### Supplied material

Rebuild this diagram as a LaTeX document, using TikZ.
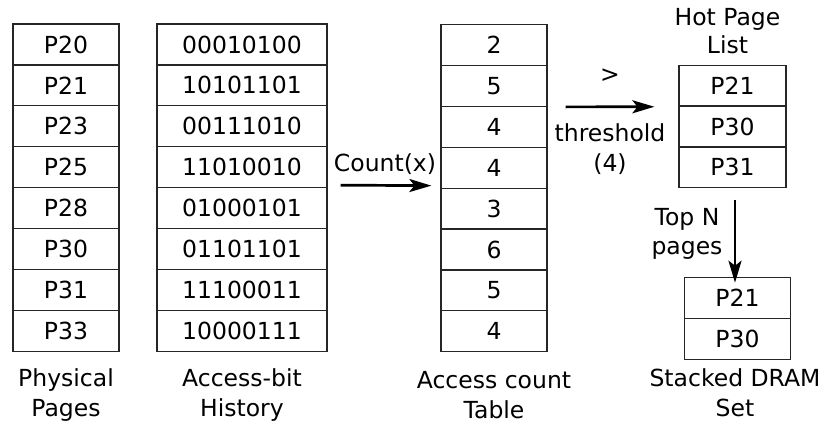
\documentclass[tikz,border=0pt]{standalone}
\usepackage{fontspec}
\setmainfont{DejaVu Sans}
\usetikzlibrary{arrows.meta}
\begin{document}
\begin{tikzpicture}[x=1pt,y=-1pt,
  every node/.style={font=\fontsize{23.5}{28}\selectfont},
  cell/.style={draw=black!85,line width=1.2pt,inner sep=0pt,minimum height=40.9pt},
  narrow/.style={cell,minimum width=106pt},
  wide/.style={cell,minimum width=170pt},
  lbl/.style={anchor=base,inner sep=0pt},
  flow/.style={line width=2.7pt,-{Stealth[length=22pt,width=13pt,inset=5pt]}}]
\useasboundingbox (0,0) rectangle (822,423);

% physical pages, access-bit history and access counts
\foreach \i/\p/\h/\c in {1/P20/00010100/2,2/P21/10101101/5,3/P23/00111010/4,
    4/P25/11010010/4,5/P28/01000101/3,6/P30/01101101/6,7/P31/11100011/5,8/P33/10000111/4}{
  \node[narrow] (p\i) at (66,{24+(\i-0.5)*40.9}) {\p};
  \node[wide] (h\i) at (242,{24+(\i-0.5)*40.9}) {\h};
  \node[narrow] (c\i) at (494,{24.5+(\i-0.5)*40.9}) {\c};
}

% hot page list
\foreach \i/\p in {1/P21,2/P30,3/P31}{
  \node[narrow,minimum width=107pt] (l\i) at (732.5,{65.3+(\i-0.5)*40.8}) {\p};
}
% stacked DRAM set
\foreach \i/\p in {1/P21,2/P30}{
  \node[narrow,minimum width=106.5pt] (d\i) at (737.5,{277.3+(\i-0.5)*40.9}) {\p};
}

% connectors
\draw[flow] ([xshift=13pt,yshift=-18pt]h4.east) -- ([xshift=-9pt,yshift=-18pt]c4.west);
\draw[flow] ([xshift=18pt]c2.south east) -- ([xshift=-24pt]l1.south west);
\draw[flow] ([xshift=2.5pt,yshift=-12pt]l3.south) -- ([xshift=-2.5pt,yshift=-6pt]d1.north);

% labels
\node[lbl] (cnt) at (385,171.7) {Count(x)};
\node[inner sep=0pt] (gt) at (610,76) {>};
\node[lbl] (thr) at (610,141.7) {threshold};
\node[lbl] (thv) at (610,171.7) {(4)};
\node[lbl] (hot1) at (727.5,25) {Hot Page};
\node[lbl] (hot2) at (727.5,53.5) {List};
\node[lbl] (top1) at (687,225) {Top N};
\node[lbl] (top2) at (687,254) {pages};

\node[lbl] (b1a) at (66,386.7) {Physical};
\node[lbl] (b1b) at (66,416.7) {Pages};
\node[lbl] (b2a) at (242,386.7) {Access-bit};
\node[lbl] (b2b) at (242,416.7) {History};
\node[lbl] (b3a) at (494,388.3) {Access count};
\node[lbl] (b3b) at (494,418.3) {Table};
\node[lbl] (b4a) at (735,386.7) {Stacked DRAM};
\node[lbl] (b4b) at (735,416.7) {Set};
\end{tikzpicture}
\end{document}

######

◆ Your instructions
Give every line above again exactly, with no pictures.

◆ Solved exercise
Rebuild this diagram as a LaTeX document, using TikZ.
\documentclass[tikz,border=0pt]{standalone}
\usepackage{fontspec}
\setmainfont{DejaVu Sans}
\usetikzlibrary{arrows.meta}
\begin{document}
\begin{tikzpicture}[x=1pt,y=-1pt,
  every node/.style={font=\fontsize{23.5}{28}\selectfont},
  cell/.style={draw=black!85,line width=1.2pt,inner sep=0pt,minimum height=40.9pt},
  narrow/.style={cell,minimum width=106pt},
  wide/.style={cell,minimum width=170pt},
  lbl/.style={anchor=base,inner sep=0pt},
  flow/.style={line width=2.7pt,-{Stealth[length=22pt,width=13pt,inset=5pt]}}]
\useasboundingbox (0,0) rectangle (822,423);

% physical pages, access-bit history and access counts
\foreach \i/\p/\h/\c in {1/P20/00010100/2,2/P21/10101101/5,3/P23/00111010/4,
    4/P25/11010010/4,5/P28/01000101/3,6/P30/01101101/6,7/P31/11100011/5,8/P33/10000111/4}{
  \node[narrow] (p\i) at (66,{24+(\i-0.5)*40.9}) {\p};
  \node[wide] (h\i) at (242,{24+(\i-0.5)*40.9}) {\h};
  \node[narrow] (c\i) at (494,{24.5+(\i-0.5)*40.9}) {\c};
}

% hot page list
\foreach \i/\p in {1/P21,2/P30,3/P31}{
  \node[narrow,minimum width=107pt] (l\i) at (732.5,{65.3+(\i-0.5)*40.8}) {\p};
}
% stacked DRAM set
\foreach \i/\p in {1/P21,2/P30}{
  \node[narrow,minimum width=106.5pt] (d\i) at (737.5,{277.3+(\i-0.5)*40.9}) {\p};
}

% connectors
\draw[flow] ([xshift=13pt,yshift=-18pt]h4.east) -- ([xshift=-9pt,yshift=-18pt]c4.west);
\draw[flow] ([xshift=18pt]c2.south east) -- ([xshift=-24pt]l1.south west);
\draw[flow] ([xshift=2.5pt,yshift=-12pt]l3.south) -- ([xshift=-2.5pt,yshift=-6pt]d1.north);

% labels
\node[lbl] (cnt) at (385,171.7) {Count(x)};
\node[inner sep=0pt] (gt) at (610,76) {>};
\node[lbl] (thr) at (610,141.7) {threshold};
\node[lbl] (thv) at (610,171.7) {(4)};
\node[lbl] (hot1) at (727.5,25) {Hot Page};
\node[lbl] (hot2) at (727.5,53.5) {List};
\node[lbl] (top1) at (687,225) {Top N};
\node[lbl] (top2) at (687,254) {pages};

\node[lbl] (b1a) at (66,386.7) {Physical};
\node[lbl] (b1b) at (66,416.7) {Pages};
\node[lbl] (b2a) at (242,386.7) {Access-bit};
\node[lbl] (b2b) at (242,416.7) {History};
\node[lbl] (b3a) at (494,388.3) {Access count};
\node[lbl] (b3b) at (494,418.3) {Table};
\node[lbl] (b4a) at (735,386.7) {Stacked DRAM};
\node[lbl] (b4b) at (735,416.7) {Set};
\end{tikzpicture}
\end{document}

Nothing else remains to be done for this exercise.